Occupy Wall Street: A Crack in the Dam


image from jbnuthatch on flickr

I already wrote once about Occupy Wall Street, and as the movement grows, it’s worth another thought.

It seems that Occupy Wall Street is acting more than anything like a crack in the dam. The dam was constructed of our own self-interest. It was designed to hold back the various criticisms of our economic system while that system was making us wealthy as a nation, and as individuals. While home prices soared and unemployment shrunk, the dam held.

There were always leaks of discontent, but now that the system seems utterly unconcerned with our needs and desires, the dam is beginning to shudder. Occupy Wall Street, with its hazy goals and open invitation, is opening into a major crack, letting a stream of criticisms flow. It is perhaps more than an accident that the best metaphor for this particular movement is disintegrating infrastructure.

“I have two master’s degrees an no job.”

“The government is controlled by corporations.”

“The rich get richer while everyone else gets poorer.”

“Our economic system is hurting people and the planet.”

These are just a few of the critiques that are flowing from the Occupy movement right now. In all the noise there is some true and strong criticism of an economic system that nearly everyone in the world relies upon. We should take care to listen, and to make that system as beneficial to mankind as possible.

If you’re not happy with the criticisms you hear, add your own.

2 Comments

  1. Nod…

    I’m interested to see the extent to which #ows legitimates this discourse of discontent more broadly or if this is just the typical assortment of intellectuals, activists and the historically marginalised saying their talking points more loudly and publicly.
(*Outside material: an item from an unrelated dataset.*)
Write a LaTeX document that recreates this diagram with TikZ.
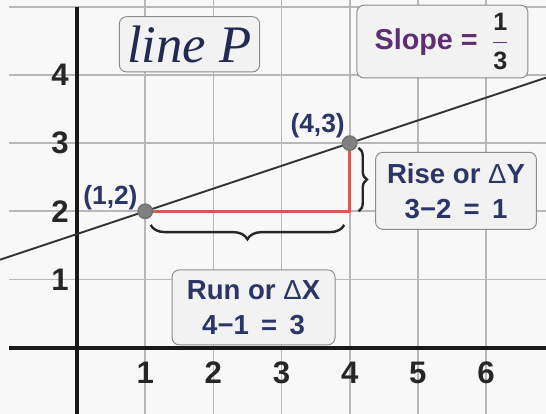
\documentclass[tikz,border=0pt]{standalone}
\usepackage{amsmath}
\usepackage{fontspec}
\setsansfont{Liberation Sans}
\newfontfamily\titlefont{Liberation Serif}
\usetikzlibrary{decorations.pathreplacing}
\definecolor{navy}{HTML}{2B3566}
\definecolor{plum}{HTML}{5E2E72}
\definecolor{runred}{HTML}{D65A55}
\definecolor{boxgray}{HTML}{F2F2F2}
\definecolor{paper}{HTML}{F8F8F8}
\newcommand{\digit}[1]{\hbox{\textcolor{black!85}{\fontsize{10.5}{12}\selectfont #1}}}
\begin{document}
\begin{tikzpicture}[
        num/.style={font=\sffamily\bfseries\fontsize{13}{15}\selectfont, text=black!85},
        dot/.style={circle,fill=gray,draw=black!55,line width=0.6pt,inner sep=0pt,minimum size=6pt},
        coord/.style={font=\sffamily\bfseries\fontsize{11}{13}\selectfont, text=navy},
        card/.style={draw=black!45,fill=boxgray,rounded corners=3pt,align=center,
            font=\sffamily\bfseries\fontsize{11.5}{14.5}\selectfont, text=navy}]
        \fill[paper] (-1.13,-0.97) rectangle (6.88,5.10);
        \useasboundingbox (-1.13,-0.97) rectangle (6.88,5.10);

        % grid and axes
        \foreach \y in {1,...,5}
            \draw[black!28, line width=0.7pt] (-1,\y) -- (6.88,\y);
        \foreach \x in {1,...,6}
            \draw[black!28, line width=0.7pt] (\x,-0.97) -- (\x,5.10);
        \draw[black!90, line width=1.6pt] (-1,0) -- (6.88,0);
        \draw[black!90, line width=1.3pt] (0,-0.97) -- (0,5.0);

        \foreach \k in {1,...,4}
            \node[num] (y\k) at (-0.25,\k) {\k};
        \foreach \k in {1,...,6}
            \node[num] (x\k) at (\k,-0.37) {\k};

        % line P through the two points
        \coordinate (west) at (-1.13,1.29);
        \coordinate (east) at (6.88,3.96);
        \coordinate (corner) at (4,2);
        \draw[black!80, line width=0.8pt] (west) -- (east);
        \draw[runred, line width=1.4pt] (1,2) -- (corner) -- (4,3);
        \node[dot] (a) at (1,2) {};
        \node[dot] (b) at (4,3) {};
        \node[coord] (la) at (0.49,2.2) {(1,2)};
        \node[coord] (lb) at (3.53,3.25) {(4,3)};

        % braces
        \draw[black!85, line width=1pt, decorate, decoration={brace,mirror,amplitude=6pt}]
            (1.08,1.80) -- (3.92,1.80);
        \draw[black!85, line width=1pt, decorate, decoration={brace,amplitude=3.5pt}]
            (4.13,2.93) -- (4.13,2.00);

        % boxes
        \node[card, minimum width=2.03cm, minimum height=0.81cm, text=navy!80!black,
            font=\titlefont\itshape\fontsize{22}{24}\selectfont] (title) at (1.65,4.45) {line P};
        \node[card, minimum width=2.51cm, minimum height=1.01cm, text=plum,
            font=\sffamily\bfseries\fontsize{12}{14}\selectfont] (slope) at (5.36,4.49)
            {Slope =\, $\genfrac{}{}{0.5pt}{0}{\digit{1}}{\digit{3}}$};
        \node[card, minimum width=2.36cm, minimum height=1.13cm] (rise) at (5.56,2.30)
            {Rise or {\mdseries Δ}Y\\3−2 \,=\, 1};
        \node[card, minimum width=2.39cm, minimum height=1.10cm] (run) at (2.59,0.59)
            {Run or {\mdseries Δ}X\\4−1 \,=\, 3};
    \end{tikzpicture}
\end{document}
Are those who have been muttering about ‘us’ becoming wealthy at the expense of the ‘other’ being joined by ‘us’ or just being watched on the news by ‘us’? I recognised way too many people at Occupy MN to feel it had broken out of the protesting class into a more populist movement.

    1. Good question, Johan. And great to hear from you! How’s SA?

      One thing I’ve noticed is a that, even if the masses aren’t camping out in city parks, they are talking much more often and saliently about issues of disparity and corporatism. The discourse of discontent is certainly spreading due to this movement, even if the visual movement is the same old choir.